Meanwhile, the use of a right-wing gang of vigilantes to keep UFW organizers out of tomato ranches near Stockton underlined the hollowness of the assertion by Gov. Edmund Brown that the new farm labor law would bring "peace" to the fields.
When the state farm labor law went into effect August 28, the new labor board ruled that union organizers must have access to the fields and labor camps to discuss with the workers prior to an election.
But when UFW organizers approached a tomato ranch in Stockton September 1 to talk to the workers, they found an armed gang waiting for them.
Displaying self-bestowed sheriff's badges were members of the "Sheriff's Posse Comitatus," an ultrareactionary outfit that claims the "God-given" right to enforce--with guns--what they see as the law.
September 18, 1950
The Nazi-like Kilgore bill, which was introduced by six "Fair Deal" Senators, is proof enough that whatever the Trumanites have against the so-called "Red Registration" bills, like Senator McCarran's, it is not that these bills violate constitutional rights.
McCarran's police-state bill at least pretends to preserve the right of trial by jury, habeas corpus, public hearings, confrontation of accusers, and other safeguards.
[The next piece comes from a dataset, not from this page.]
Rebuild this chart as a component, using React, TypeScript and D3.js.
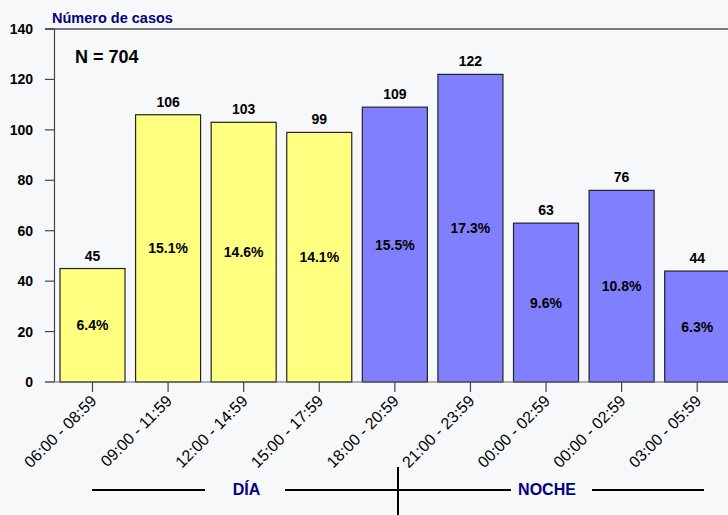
import React from "react";
import * as d3 from "d3";

const categories = [
  "06:00 - 08:59",
  "09:00 - 11:59",
  "12:00 - 14:59",
  "15:00 - 17:59",
  "18:00 - 20:59",
  "21:00 - 23:59",
  "00:00 - 02:59",
  "00:00 - 02:59 ",
  "03:00 - 05:59",
];
const values = [45, 106, 103, 99, 109, 122, 63, 76, 44];
const percents = ["6.4%", "15.1%", "14.6%", "14.1%", "15.5%", "17.3%", "9.6%", "10.8%", "6.3%"];
const periods = ["día", "día", "día", "día", "noche", "noche", "noche", "noche", "noche"];
const yTicks = [0, 20, 40, 60, 80, 100, 120, 140];
const totalLabel = "N = 704";
const yTitle = "Número de casos";
const groupLabels = ["DÍA", "NOCHE"];

const W = 728;
const H = 515;
const FONT = "'Liberation Sans', Arial, sans-serif";

export default function App() {
  const x = d3.scaleBand<string>().domain(categories).range([54.7, 735]).paddingInner(0.14).paddingOuter(0.07);
  const y = d3.scaleLinear().domain([0, 140]).range([382, 29]);
  const colors: Record<string, string> = { "día": "#ffff80", noche: "#8080ff" };
  const bw = x.bandwidth();

  return (
    <svg width={W} height={H} style={{ position: "absolute", left: 0, top: 0, background: "#f6f8fa", fontFamily: FONT }}>
      <rect x={0} y={0} width={W} height={H} fill="#f6f8fa" />
      {/* y title */}
      <text x={52} y={23} fontSize={14.5} fontWeight="bold" fill="#000080">{yTitle}</text>
      {/* top frame line */}
      <line x1={45} x2={W} y1={y(140)} y2={y(140)} stroke="#000" strokeWidth={1.2} />
      {/* y axis */}
      <line x1={54.5} x2={54.5} y1={y(140)} y2={y(0)} stroke="#444" strokeWidth={1.2} />
      {yTicks.map((t) => (
        <g key={t}>
          <line x1={45} x2={54.5} y1={y(t)} y2={y(t)} stroke="#444" strokeWidth={1.2} />
          <text x={33} y={y(t) + 5} textAnchor="end" fontSize={14} fontWeight="bold" fill="#000">{t}</text>
        </g>
      ))}
      {/* bars */}
      {categories.map((c, i) => {
        const x0 = x(c)!;
        const yt = y(values[i]);
        return (
          <g key={c}>
            <rect x={x0} y={yt} width={bw} height={y(0) - yt} fill={colors[periods[i]]} stroke="#222" strokeWidth={1.2} />
            <text x={x0 + bw / 2} y={yt - 8} textAnchor="middle" fontSize={14} fontWeight="bold" fill="#000">{values[i]}</text>
            <text x={x0 + bw / 2} y={(yt + y(0)) / 2 + 5} textAnchor="middle" fontSize={14} fontWeight="bold" fill="#000">{percents[i]}</text>
          </g>
        );
      })}
      {/* x axis */}
      <line x1={45} x2={W} y1={y(0)} y2={y(0)} stroke="#666" strokeWidth={1.2} />
      {categories.map((c) => {
        const cx = x(c)! + bw / 2;
        return (
          <g key={"t" + c}>
            <line x1={cx} x2={cx} y1={y(0)} y2={y(0) + 10} stroke="#444" strokeWidth={1.2} />
            <text transform={`translate(${cx + 5},${402}) rotate(-45)`} textAnchor="end" fontSize={16} fill="#000">{c.trim()}</text>
          </g>
        );
      })}
      {/* group labels */}
      <line x1={92} x2={205} y1={490} y2={490} stroke="#000" strokeWidth={2} />
      <text x={246.5} y={495} textAnchor="middle" fontSize={16} fontWeight="bold" fill="#000080">{groupLabels[0]}</text>
      <line x1={285} x2={511} y1={490} y2={490} stroke="#000" strokeWidth={2} />
      <line x1={398} x2={398} y1={467} y2={H} stroke="#000" strokeWidth={2} />
      <text x={547} y={495} textAnchor="middle" fontSize={16} fontWeight="bold" fill="#000080">{groupLabels[1]}</text>
      <line x1={592} x2={704} y1={490} y2={490} stroke="#000" strokeWidth={2} />
      {/* N label */}
      <text x={75} y={63} fontSize={18} fontWeight="bold" fill="#000">{totalLabel}</text>
    </svg>
  );
}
The Kilgore concentration-camp bill, which Truman called an "improvement" over McCarran's, denies all these rights.
Under this "Fair Deal" bill, whenever the President and Congress declare a state of "internal security emergency," the Attorney General can throw into a concentration camp anyone he "suspects" "might" engage in "espionage or sabotage" or merely have "knowledge" of same.
A "detainee" tossed into a concentration camp because he "might" commit some crime some time in the future could be released only by appeal to an administration board. But the Attorney-General is required to show only "reasonable grounds." He does not have to present "evidence" that he claims may "endanger internal security" if disclosed.